**Request:**
Go through the material and write it all out exactly, minus the pictures.
[Begin]
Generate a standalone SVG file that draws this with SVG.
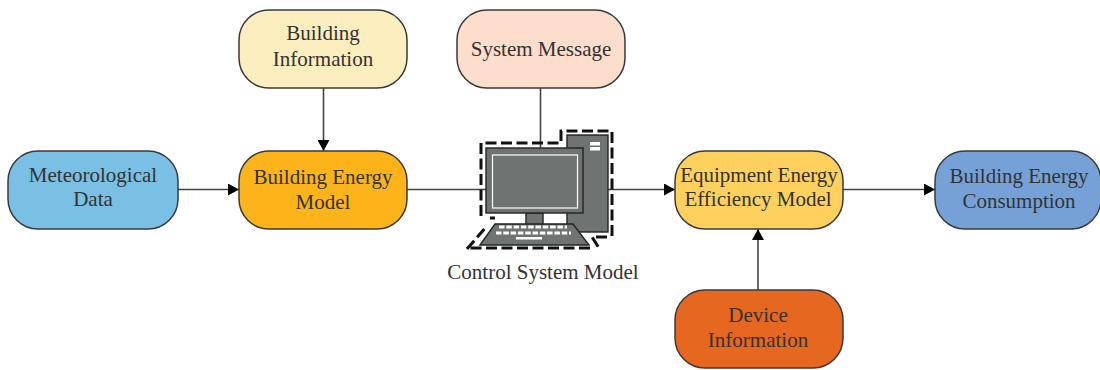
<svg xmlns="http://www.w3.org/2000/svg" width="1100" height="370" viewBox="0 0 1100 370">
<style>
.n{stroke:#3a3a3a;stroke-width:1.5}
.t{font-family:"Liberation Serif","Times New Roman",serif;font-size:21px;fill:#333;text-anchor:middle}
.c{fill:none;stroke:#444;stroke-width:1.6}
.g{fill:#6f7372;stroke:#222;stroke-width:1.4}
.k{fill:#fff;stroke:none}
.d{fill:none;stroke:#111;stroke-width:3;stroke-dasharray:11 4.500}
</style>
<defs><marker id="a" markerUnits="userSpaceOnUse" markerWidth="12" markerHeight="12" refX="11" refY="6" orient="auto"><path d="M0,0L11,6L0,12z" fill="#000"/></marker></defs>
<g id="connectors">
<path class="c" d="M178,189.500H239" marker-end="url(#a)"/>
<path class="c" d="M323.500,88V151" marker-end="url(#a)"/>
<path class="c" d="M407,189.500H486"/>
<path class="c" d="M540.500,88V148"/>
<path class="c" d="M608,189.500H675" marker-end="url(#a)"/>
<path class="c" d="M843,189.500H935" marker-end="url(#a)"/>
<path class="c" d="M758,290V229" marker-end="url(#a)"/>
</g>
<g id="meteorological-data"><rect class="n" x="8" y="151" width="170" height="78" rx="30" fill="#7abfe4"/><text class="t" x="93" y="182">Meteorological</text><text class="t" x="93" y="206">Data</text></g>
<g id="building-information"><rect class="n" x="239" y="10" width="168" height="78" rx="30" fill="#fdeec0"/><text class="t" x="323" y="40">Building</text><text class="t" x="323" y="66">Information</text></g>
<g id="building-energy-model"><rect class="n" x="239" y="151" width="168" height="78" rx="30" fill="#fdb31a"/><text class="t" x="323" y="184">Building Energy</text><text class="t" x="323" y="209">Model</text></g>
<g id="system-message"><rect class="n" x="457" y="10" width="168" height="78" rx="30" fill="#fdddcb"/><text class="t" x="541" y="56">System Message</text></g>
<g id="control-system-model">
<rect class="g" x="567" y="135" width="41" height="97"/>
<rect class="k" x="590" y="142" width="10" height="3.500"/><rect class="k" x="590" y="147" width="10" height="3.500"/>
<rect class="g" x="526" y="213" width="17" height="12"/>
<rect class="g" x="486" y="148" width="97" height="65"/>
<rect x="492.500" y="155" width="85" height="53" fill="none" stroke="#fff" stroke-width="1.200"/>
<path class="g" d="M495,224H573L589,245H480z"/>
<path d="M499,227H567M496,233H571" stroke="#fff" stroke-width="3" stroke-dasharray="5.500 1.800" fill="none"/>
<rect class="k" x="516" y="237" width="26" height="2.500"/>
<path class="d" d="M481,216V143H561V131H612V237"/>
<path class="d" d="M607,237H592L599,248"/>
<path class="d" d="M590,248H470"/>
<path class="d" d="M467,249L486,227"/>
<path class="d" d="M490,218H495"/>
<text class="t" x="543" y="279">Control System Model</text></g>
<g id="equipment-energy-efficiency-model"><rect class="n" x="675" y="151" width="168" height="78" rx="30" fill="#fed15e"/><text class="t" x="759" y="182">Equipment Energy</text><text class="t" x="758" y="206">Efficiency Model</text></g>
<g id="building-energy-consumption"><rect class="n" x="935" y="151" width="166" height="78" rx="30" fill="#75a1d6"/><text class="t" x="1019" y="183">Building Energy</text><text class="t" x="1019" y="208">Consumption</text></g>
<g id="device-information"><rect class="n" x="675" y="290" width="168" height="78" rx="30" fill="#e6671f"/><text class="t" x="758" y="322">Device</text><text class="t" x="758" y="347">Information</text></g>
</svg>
[End]
**Solution to the exercise:**
Generate a standalone SVG file that draws this with SVG.
<svg xmlns="http://www.w3.org/2000/svg" width="1100" height="370" viewBox="0 0 1100 370">
<style>
.n{stroke:#3a3a3a;stroke-width:1.5}
.t{font-family:"Liberation Serif","Times New Roman",serif;font-size:21px;fill:#333;text-anchor:middle}
.c{fill:none;stroke:#444;stroke-width:1.6}
.g{fill:#6f7372;stroke:#222;stroke-width:1.4}
.k{fill:#fff;stroke:none}
.d{fill:none;stroke:#111;stroke-width:3;stroke-dasharray:11 4.500}
</style>
<defs><marker id="a" markerUnits="userSpaceOnUse" markerWidth="12" markerHeight="12" refX="11" refY="6" orient="auto"><path d="M0,0L11,6L0,12z" fill="#000"/></marker></defs>
<g id="connectors">
<path class="c" d="M178,189.500H239" marker-end="url(#a)"/>
<path class="c" d="M323.500,88V151" marker-end="url(#a)"/>
<path class="c" d="M407,189.500H486"/>
<path class="c" d="M540.500,88V148"/>
<path class="c" d="M608,189.500H675" marker-end="url(#a)"/>
<path class="c" d="M843,189.500H935" marker-end="url(#a)"/>
<path class="c" d="M758,290V229" marker-end="url(#a)"/>
</g>
<g id="meteorological-data"><rect class="n" x="8" y="151" width="170" height="78" rx="30" fill="#7abfe4"/><text class="t" x="93" y="182">Meteorological</text><text class="t" x="93" y="206">Data</text></g>
<g id="building-information"><rect class="n" x="239" y="10" width="168" height="78" rx="30" fill="#fdeec0"/><text class="t" x="323" y="40">Building</text><text class="t" x="323" y="66">Information</text></g>
<g id="building-energy-model"><rect class="n" x="239" y="151" width="168" height="78" rx="30" fill="#fdb31a"/><text class="t" x="323" y="184">Building Energy</text><text class="t" x="323" y="209">Model</text></g>
<g id="system-message"><rect class="n" x="457" y="10" width="168" height="78" rx="30" fill="#fdddcb"/><text class="t" x="541" y="56">System Message</text></g>
<g id="control-system-model">
<rect class="g" x="567" y="135" width="41" height="97"/>
<rect class="k" x="590" y="142" width="10" height="3.500"/><rect class="k" x="590" y="147" width="10" height="3.500"/>
<rect class="g" x="526" y="213" width="17" height="12"/>
<rect class="g" x="486" y="148" width="97" height="65"/>
<rect x="492.500" y="155" width="85" height="53" fill="none" stroke="#fff" stroke-width="1.200"/>
<path class="g" d="M495,224H573L589,245H480z"/>
<path d="M499,227H567M496,233H571" stroke="#fff" stroke-width="3" stroke-dasharray="5.500 1.800" fill="none"/>
<rect class="k" x="516" y="237" width="26" height="2.500"/>
<path class="d" d="M481,216V143H561V131H612V237"/>
<path class="d" d="M607,237H592L599,248"/>
<path class="d" d="M590,248H470"/>
<path class="d" d="M467,249L486,227"/>
<path class="d" d="M490,218H495"/>
<text class="t" x="543" y="279">Control System Model</text></g>
<g id="equipment-energy-efficiency-model"><rect class="n" x="675" y="151" width="168" height="78" rx="30" fill="#fed15e"/><text class="t" x="759" y="182">Equipment Energy</text><text class="t" x="758" y="206">Efficiency Model</text></g>
<g id="building-energy-consumption"><rect class="n" x="935" y="151" width="166" height="78" rx="30" fill="#75a1d6"/><text class="t" x="1019" y="183">Building Energy</text><text class="t" x="1019" y="208">Consumption</text></g>
<g id="device-information"><rect class="n" x="675" y="290" width="168" height="78" rx="30" fill="#e6671f"/><text class="t" x="758" y="322">Device</text><text class="t" x="758" y="347">Information</text></g>
</svg>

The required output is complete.